Le narrateur rencontre une jeune prostituée, Lisa, il s’est mis en tête de la sauver, il va devenir son ange gardien. C’est la troisième partie de ce roman, cette fois tout en romantisme déchirant, bien éloignée du discours imposé auparavant par le narrateur – et l’auteur. Puis vient l’une des figures tutélaires des personnages de DOSTOÏEVSKI, l’homme paradoxal.

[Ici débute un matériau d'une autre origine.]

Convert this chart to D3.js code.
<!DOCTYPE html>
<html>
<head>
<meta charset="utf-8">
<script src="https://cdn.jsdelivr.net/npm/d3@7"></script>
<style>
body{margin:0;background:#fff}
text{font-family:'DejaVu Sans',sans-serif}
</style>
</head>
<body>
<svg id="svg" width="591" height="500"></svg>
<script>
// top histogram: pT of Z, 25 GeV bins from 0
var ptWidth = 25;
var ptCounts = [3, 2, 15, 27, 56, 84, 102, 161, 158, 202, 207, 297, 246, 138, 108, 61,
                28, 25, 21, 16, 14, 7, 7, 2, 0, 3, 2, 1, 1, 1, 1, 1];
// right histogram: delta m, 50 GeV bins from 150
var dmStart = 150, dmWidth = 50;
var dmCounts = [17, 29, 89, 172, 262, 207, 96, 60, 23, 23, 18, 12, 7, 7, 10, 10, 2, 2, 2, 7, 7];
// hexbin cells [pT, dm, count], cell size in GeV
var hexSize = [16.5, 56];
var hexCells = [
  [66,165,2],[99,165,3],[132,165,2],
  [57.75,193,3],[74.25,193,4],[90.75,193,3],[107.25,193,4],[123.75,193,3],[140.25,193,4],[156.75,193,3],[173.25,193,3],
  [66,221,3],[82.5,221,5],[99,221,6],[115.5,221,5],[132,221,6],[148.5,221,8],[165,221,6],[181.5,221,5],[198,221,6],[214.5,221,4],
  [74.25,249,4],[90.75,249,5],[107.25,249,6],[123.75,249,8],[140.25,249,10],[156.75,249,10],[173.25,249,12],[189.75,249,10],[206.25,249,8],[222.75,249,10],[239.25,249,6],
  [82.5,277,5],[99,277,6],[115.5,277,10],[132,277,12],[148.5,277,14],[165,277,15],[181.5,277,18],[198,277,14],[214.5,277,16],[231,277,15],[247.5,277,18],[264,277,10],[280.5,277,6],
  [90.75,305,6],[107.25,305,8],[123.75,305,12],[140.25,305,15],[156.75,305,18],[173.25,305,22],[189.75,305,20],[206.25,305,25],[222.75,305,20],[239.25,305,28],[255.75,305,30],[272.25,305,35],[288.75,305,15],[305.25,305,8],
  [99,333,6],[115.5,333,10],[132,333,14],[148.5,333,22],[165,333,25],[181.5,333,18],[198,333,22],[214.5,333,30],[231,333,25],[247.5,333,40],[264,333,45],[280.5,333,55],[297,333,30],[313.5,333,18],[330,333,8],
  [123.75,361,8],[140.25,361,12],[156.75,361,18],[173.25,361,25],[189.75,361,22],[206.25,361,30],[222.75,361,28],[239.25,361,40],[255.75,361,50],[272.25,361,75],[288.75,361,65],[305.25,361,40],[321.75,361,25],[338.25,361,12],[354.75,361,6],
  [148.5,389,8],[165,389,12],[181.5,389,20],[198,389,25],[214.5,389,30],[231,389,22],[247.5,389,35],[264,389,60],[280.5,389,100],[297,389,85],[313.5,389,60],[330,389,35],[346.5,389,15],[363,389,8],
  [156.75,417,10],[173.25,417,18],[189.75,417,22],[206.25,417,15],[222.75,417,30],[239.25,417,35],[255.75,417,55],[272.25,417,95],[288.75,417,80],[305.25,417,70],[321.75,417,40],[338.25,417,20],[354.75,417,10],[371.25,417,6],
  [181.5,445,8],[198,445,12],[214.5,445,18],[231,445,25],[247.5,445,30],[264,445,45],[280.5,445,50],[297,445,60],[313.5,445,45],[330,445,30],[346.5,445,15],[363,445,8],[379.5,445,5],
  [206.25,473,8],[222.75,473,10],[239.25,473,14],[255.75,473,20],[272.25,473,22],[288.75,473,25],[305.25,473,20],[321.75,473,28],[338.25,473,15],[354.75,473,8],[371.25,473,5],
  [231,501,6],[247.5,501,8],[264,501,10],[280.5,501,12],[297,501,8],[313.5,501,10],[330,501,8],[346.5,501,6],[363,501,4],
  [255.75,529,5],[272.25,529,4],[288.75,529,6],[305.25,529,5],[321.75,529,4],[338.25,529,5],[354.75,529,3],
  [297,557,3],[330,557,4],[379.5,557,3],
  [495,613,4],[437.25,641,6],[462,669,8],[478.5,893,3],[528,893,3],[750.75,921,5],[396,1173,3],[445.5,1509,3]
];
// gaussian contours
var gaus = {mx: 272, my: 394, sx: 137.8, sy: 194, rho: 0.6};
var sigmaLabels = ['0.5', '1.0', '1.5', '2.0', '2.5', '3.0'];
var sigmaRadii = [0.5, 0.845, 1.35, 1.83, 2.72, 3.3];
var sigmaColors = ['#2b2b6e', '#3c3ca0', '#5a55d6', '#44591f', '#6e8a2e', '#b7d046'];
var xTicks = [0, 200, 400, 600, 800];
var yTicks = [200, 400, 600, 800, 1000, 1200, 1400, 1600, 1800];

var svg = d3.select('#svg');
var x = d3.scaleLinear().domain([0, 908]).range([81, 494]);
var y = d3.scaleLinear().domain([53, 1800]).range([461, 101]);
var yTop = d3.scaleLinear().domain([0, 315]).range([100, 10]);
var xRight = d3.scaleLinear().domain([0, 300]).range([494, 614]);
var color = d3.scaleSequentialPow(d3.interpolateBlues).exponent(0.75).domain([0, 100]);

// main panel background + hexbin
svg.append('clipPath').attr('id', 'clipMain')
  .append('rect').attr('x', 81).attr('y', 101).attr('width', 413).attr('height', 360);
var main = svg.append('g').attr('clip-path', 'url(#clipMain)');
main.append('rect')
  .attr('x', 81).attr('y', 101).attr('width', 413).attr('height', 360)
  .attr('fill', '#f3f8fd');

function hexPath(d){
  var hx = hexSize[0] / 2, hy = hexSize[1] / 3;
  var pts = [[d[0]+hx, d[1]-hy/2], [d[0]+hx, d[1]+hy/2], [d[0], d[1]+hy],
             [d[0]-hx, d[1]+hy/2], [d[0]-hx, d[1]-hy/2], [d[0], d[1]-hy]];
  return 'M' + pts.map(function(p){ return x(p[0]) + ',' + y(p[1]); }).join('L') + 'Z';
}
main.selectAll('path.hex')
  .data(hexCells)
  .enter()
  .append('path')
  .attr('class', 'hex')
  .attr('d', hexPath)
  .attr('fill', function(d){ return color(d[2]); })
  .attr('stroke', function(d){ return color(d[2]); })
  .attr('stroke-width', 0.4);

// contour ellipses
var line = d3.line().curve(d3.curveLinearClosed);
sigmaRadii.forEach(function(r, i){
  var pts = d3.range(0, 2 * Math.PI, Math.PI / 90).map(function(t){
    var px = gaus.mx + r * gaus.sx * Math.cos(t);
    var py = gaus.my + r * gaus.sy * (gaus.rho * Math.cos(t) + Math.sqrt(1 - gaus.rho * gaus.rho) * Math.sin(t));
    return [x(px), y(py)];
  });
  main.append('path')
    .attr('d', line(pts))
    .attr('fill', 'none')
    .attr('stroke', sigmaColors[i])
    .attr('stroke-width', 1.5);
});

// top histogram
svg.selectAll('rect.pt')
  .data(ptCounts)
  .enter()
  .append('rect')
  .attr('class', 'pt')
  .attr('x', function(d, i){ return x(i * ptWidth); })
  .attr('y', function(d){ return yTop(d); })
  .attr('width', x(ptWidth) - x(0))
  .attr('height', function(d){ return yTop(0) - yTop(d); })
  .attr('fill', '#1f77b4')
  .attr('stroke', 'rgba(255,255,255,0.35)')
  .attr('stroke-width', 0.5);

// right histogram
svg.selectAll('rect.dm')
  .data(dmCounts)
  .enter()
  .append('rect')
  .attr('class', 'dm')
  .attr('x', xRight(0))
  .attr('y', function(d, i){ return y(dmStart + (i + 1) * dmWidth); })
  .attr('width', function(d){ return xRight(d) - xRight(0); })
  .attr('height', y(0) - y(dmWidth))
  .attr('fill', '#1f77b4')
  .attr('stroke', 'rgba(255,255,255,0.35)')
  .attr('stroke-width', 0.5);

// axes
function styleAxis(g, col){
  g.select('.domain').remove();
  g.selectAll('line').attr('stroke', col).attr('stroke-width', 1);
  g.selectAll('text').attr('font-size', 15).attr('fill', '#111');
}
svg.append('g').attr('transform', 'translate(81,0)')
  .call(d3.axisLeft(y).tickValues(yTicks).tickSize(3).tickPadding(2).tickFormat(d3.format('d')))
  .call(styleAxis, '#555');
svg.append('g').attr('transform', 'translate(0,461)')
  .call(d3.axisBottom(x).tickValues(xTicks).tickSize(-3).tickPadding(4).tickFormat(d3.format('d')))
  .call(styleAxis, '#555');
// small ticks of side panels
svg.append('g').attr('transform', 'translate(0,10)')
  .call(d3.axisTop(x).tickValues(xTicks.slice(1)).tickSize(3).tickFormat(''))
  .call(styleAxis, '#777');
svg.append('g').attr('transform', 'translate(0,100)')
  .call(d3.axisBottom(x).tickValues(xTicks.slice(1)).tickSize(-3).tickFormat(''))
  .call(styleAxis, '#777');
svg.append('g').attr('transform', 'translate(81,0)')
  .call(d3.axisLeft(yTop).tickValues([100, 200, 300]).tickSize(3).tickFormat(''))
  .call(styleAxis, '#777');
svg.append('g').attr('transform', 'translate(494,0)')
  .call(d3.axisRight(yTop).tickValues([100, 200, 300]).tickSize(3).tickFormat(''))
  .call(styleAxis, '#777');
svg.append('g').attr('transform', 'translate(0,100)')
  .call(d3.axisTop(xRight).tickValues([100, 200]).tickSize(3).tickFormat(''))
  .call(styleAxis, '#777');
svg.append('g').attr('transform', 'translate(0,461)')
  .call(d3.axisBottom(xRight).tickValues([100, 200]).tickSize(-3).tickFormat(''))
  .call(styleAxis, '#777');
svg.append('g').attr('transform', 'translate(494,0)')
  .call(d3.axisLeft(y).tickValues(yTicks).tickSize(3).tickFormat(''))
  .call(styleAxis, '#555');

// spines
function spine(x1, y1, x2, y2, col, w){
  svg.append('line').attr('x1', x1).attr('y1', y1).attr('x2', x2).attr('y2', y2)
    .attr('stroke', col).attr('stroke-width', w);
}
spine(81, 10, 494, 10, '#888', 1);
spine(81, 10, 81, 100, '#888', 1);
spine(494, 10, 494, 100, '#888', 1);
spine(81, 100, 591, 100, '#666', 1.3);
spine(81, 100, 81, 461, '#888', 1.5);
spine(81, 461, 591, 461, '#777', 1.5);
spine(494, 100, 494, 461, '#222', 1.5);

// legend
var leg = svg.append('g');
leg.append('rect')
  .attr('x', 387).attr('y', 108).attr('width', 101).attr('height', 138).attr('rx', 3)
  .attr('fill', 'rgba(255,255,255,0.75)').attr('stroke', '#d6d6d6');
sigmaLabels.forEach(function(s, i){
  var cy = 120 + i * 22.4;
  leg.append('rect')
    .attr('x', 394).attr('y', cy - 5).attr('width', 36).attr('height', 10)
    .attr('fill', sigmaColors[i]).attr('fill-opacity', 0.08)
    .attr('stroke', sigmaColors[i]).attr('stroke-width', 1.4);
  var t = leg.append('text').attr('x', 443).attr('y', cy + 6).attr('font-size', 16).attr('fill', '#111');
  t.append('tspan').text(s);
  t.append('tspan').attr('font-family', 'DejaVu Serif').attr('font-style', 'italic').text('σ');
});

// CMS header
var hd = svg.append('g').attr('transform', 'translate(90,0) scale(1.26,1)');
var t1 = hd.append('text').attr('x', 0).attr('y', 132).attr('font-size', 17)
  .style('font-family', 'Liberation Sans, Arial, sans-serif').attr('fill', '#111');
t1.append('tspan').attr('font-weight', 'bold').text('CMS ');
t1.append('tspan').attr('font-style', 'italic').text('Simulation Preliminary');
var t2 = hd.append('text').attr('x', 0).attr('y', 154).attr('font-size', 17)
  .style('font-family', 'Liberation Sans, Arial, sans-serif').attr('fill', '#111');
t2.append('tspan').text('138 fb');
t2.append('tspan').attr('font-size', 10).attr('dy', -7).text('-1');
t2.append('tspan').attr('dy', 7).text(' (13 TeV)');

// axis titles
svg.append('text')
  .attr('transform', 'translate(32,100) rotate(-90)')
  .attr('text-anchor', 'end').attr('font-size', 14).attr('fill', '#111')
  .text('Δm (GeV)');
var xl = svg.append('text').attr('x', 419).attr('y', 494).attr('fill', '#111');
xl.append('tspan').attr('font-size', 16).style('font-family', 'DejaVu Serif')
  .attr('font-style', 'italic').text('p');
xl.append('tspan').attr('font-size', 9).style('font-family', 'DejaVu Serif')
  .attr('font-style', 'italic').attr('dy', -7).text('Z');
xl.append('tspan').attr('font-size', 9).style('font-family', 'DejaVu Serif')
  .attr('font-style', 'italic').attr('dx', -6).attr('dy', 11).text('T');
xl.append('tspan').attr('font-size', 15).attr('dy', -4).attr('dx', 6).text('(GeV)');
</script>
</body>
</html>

Dans « Les carnets du sous-sol », certains protagonistes de l’oeuvre future de DOSTOÏEVSKI semblent être présentés. On pourra voir les traits de futurs héros de « Crime et châtiment », « L’idiot » ou autre « Les démons » notamment. Le ton évolutif du récit devient contradictoire, décousu, restant malsain et étouffant, entre agressivité, désenchantement et rédemption recherchée, entre amour et haine, ce qui caractérisera d’ailleurs une bonne partie de l’œuvre du russe.
Ce roman est le premier de l’intégrale fictionnelle traduite par André MARKOWICZ, travail débuté en 1990 avec cette proposition aux éditions Actes sud, texte qui sera accepté mais à condition de ne pas être le premier proposé pour cette intégrale, car jugé par l’éditeur comme trop violent. MARKOWICZ proposera alors « Le joueur » et l’aventure longue de 10 ans sera amorcée.
« Les carnets du sous-sol » est une curiosité car en moins de 200 pages il balaie une bonne partie des sujets de référence de DOSTOÏEVSKI, il fait mal, il heurte, il brûle, il ne se laisse pas le temps de souffler, il attaque et contre-attaque tout à la fois, il ne peut pas être sous-estimé.
Ayant
à nombreuses reprises présenté l’œuvre de DOSTOÏEVSKI au risque d’ennuyer voire
d’excéder mon lectorat, je le libère aujourd’hui de mes interventions Dostoïevskiennes.